Stewart “I remember all that from their hit blog, S#&t old guys who unnecessarily get us into wars say.  Of course, it’s probably not a one to one comparison.  Unfortunately, that’s not really, it’s not a one to one comparison, because while Susan Rice admitted to the error within weeks, these two still refuse to acknowledge that invading a country based on information from a source named Curveball, was actually considered to be a pretty (terrible) idea at the time.  If only we had a more direct comparison to make here.  Sort of a one to one.  Like another high ranking government official, passing what they knew at the time was misleading intelligence to the American public, on a Sunday news show, also in line to become Secretary of State, and was African American, and a woman, and let’s say, her name was also Rice.  That’d be something.”

Condoleeza Rice 9-8-02 “We do know that there have been shipments going into Iran, for instance, into Iraq, for instance of aluminum tubes that really are only suited to, high quality aluminum tubes that are only really suited for nuclear weapons programs, centrifuge programs.”

Stewart “She knew that was BS at the time.  What would a John McCain or a Lindsey Graham say about a woman like that’s qualifications for Secretary of State?”

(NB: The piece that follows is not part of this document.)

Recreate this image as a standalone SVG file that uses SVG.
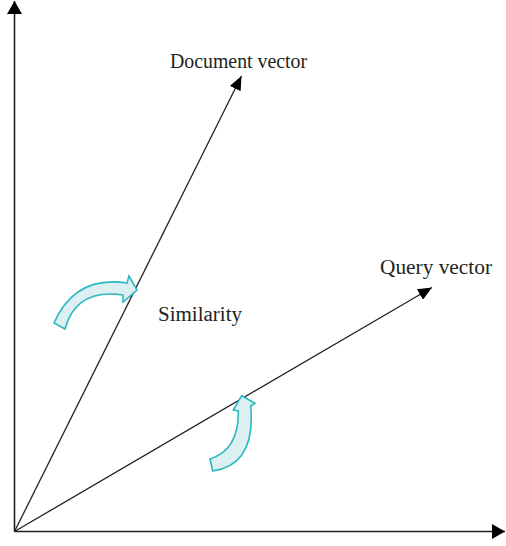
<svg xmlns="http://www.w3.org/2000/svg" width="506" height="546" viewBox="0 0 506 546">
<style>
.ln{stroke:#231f20;stroke-width:1.3;fill:none}
.ax{stroke:#231f20;stroke-width:1.6;fill:none}
.cv{fill:#dcf0f2;stroke:#2bb8c1;stroke-width:1.6;stroke-linejoin:miter}
text{font-family:"Liberation Serif",serif;font-size:20px;fill:#231f20}
</style>
<defs>
<marker id="ah" markerUnits="userSpaceOnUse" viewBox="0 0 14 12" refX="14" refY="6" markerWidth="14" markerHeight="12" orient="auto">
<path d="M0,0 L14,6 L0,12 z" fill="#000"/>
</marker>
<marker id="aa" markerUnits="userSpaceOnUse" viewBox="0 0 13 15" refX="13" refY="7.5" markerWidth="13" markerHeight="15" orient="auto">
<path d="M0,0 L13,7.5 L0,15 z" fill="#000"/>
</marker>
</defs>
<g id="connectors">
<line id="y-axis" class="ax" x1="14.5" y1="531.5" x2="14.5" y2="1" marker-end="url(#aa)"/>
<line id="x-axis" class="ax" x1="14.5" y1="531.5" x2="505" y2="531.5" marker-end="url(#aa)"/>
<line id="doc-vec" class="ln" x1="14.5" y1="531.5" x2="241.5" y2="76" marker-end="url(#ah)"/>
<line id="query-vec" class="ln" x1="14.5" y1="531.5" x2="432" y2="287.5" marker-end="url(#ah)"/>
</g>
<g id="arrow-top">
<path class="cv" d="M54,323 Q75,275 127,283 L129,276 L137,290 L123,302 L123,295 Q76,288 65,329 Z"/>
</g>
<g id="arrow-bottom">
<path class="cv" d="M212.7,471 Q256,465 250.7,406 L255,403.3 L241.7,395.7 L233.3,410 L238.3,411 Q239,450 210,459 Z"/>
</g>
<g id="label-doc"><text x="170" y="67.5" textLength="137" lengthAdjust="spacingAndGlyphs">Document vector</text></g>
<g id="label-query"><text x="380" y="273.5" textLength="112" lengthAdjust="spacingAndGlyphs">Query vector</text></g>
<g id="label-sim"><text x="158" y="320.5" textLength="84" lengthAdjust="spacingAndGlyphs">Similarity</text></g>
</svg>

Graham 1-27-05 “To attack her personally is way over the line, because she is our face and voice to the world, and you’re not doing any American any good by sending her off with such labels.”

McCain 1-27-05 “But, I think it’s very clear that Condoleeza Rice is a person of integrity, and yes, I see this some lingering bitterness over a very tough campaign.  I hope it will dissipate soon.”